The original production ran for nearly two years on Broadway, long enough for the cast to form a stronger-than-usual show family, and many have repeated their roles (or other roles in the same show) often since. Their affinity for each other and the material still shows, in other words, as seen in the still warm-but-tetchy banter of the original Baker and Baker’s Wife, Chip Zien and Joanna Gleason, or the friendly joshing of Ben Wright, the original giant-killing Jack, and Danielle Ferland, the original Little Red Riding Hood. But apart from Bernadette Peters, none of the Into the Woods actors are stars, and in fact a sobering number don’t perform full-time anymore: Westenberg leads the theatre department at Drury University in Springfield, Missouri, while Wright works as a financial advisor.

You wouldn’t know it from how great they all still sound, 28 years later; Wright made “Giants in the Sky” a particular highlight, as did Kim Crosby, the original Cinderella, with an “On the Steps of the Palace” that landed as well or better than ever. And if I were a Broadway producer who saw how well the ageless Peters can rock the Witch’s numbers all these years later, I’d seriously consider persuading her to take another lap around the track in a new revival.

Indeed, the event suggested a sunnier version of another Sondheim show, Follies, recently revived with Peters, in which a troupe of Ziegfield Follies girls, deep into the compromises of middle age, reunite and revisit the roads not taken. In this case, though, the show’s fairy-tale glow doesn’t seem to have faded for its surviving actors: All save Peters are now parents themselves, which they said only deepens their connection to the show’s child-rearing themes. Crosby and her prince, Westenberg, even got hitched after the show and are still happily-ever aftering in Missouri.

As for Sondheim: Standing ovations at his mere public appearance are by now de rigeuer, and the now 85-year-old composer, while hardly milking it, doesn’t seem to have tired of the adulation.
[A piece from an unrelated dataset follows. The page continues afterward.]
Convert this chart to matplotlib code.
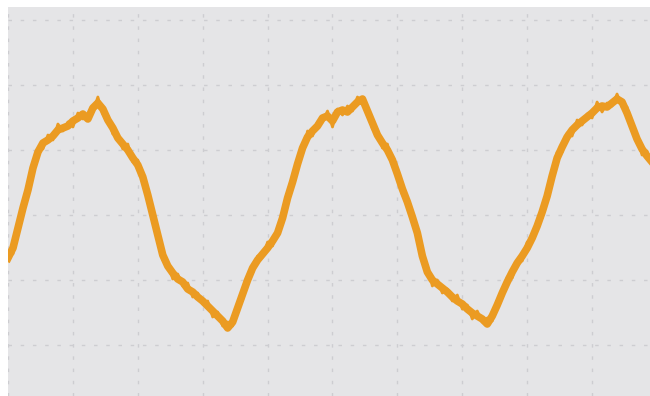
import numpy as np
import matplotlib
matplotlib.use("Agg")
import matplotlib.pyplot as plt

# scope trace, one sample every 5 px-ish; 13 samples per division, 65 units per division
volts = [-43, -33, -13, 7, 25, 47, 63, 72, 75, 79, 85, 87, 89, 94, 97, 101, 96, 107, 112, 106,
         95, 87, 77, 71, 65, 57, 50, 38, 20, 0, -20, -40, -51, -58, -64, -67, -74, -77, -82, -86,
         -91, -96, -101, -106, -113, -107, -93, -79, -65, -53, -45, -39, -33, -26, -18, -3, 17, 33, 51, 67,
         78, 84, 89, 97, 99, 94, 103, 105, 103, 108, 113, 116, 104, 92, 80, 72, 65, 55, 41, 26,
         13, -2, -18, -41, -57, -65, -69, -73, -77, -82, -86, -89, -94, -98, -101, -104, -109, -101, -90, -78,
         -67, -57, -48, -41, -33, -23, -11, 3, 19, 39, 57, 68, 78, 85, 90, 94, 98, 102, 107, 109,
         108, 112, 116, 113, 102, 89, 76, 66, 59, 53]
# ragged edge of the trace (noise), same samples
noise = [5, -6, 4, -3, 6, -5, 3, -6, 5, -4,
         6, -3, 4, -6, 5, -5, 3, -4, 6, -5,
         4, -6, 3, -5, 6, -4, 5, -3, 6, -6,
         4, -5, 3, -6, 5, -4, 6, -5, 4, -3,
         5, -6, 4, -5, 6, -4, 3, -6, 5, -5,
         4, -3, 6, -5, 4, -6, 5, -4, 3, -6,
         6, -5, 4, -4, 5, -6, 3, -5, 6, -4,
         5, -3, 4, -6, 5, -5, 6, -4, 3, -6,
         4, -5, 5, -3, 6, -6, 4, -5, 3, -4,
         6, -5, 4, -6, 5, -3, 6, -5, 4, -4,
         5, -6, 3, -5, 6, -4, 4, -6, 5, -3,
         6, -5, 4, -6, 5, -4, 3, -5, 6, -6,
         4, -3, 5, -5, 6, -4, 4, -6, 5, -3]
sample = np.arange(len(volts))

x_grid = [0, 13, 26, 39, 52, 65, 78, 91, 104, 117]
y_grid = [-130, -65, 0, 65, 130, 195]

fig = plt.figure(figsize=(6.5, 3.96), dpi=100)
fig.patch.set_facecolor("white")
ax = fig.add_axes([8 / 650, 0, 642 / 650, 389 / 396])
ax.set_facecolor("#e5e5e7")

orange = "#eb9b22"
ax.plot(sample, volts, color=orange, lw=5.5, solid_joinstyle="round", zorder=3)
ax.plot(sample, np.array(volts) + np.array(noise), color=orange, lw=2, zorder=3)

ax.set_xlim(0, 128.6)
ax.set_ylim(-181, 208)
ax.set_xticks(x_grid)
ax.set_yticks(y_grid)
ax.tick_params(length=0, labelbottom=False, labelleft=False)
ax.grid(True, color="#cdcdd1", linestyle=(0, (2.5, 6.3)), linewidth=1.0)
for s in ax.spines.values():
    s.set_visible(False)

fig.savefig("out.png", dpi=100)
Indeed, among the most moving sights of the evening was the spectacle of the composer/lyricist, now grizzled and grandfatherly but alert as ever, gazing out at the audience as they eagerly received his work, yet again, with a fervor it wouldn’t be wrong to call religious. When Gleason called him “Zeus” at one point, Sondheim merely smiled back, a little flushed; there’s something tender and humbling about this prolix genius rendered speechless by acclaim.

But he’s still no slouch with a comeback. Rocca wanted to know if there’d ever been pressure, particularly for the Disney film version, to “make the material more upbeat.” To which Sondheim replied, “I think it’s very upbeat.”

Correction, June 23, 2014: The caption of the above photo originally misidentified Mo Rocca as Richard Termine.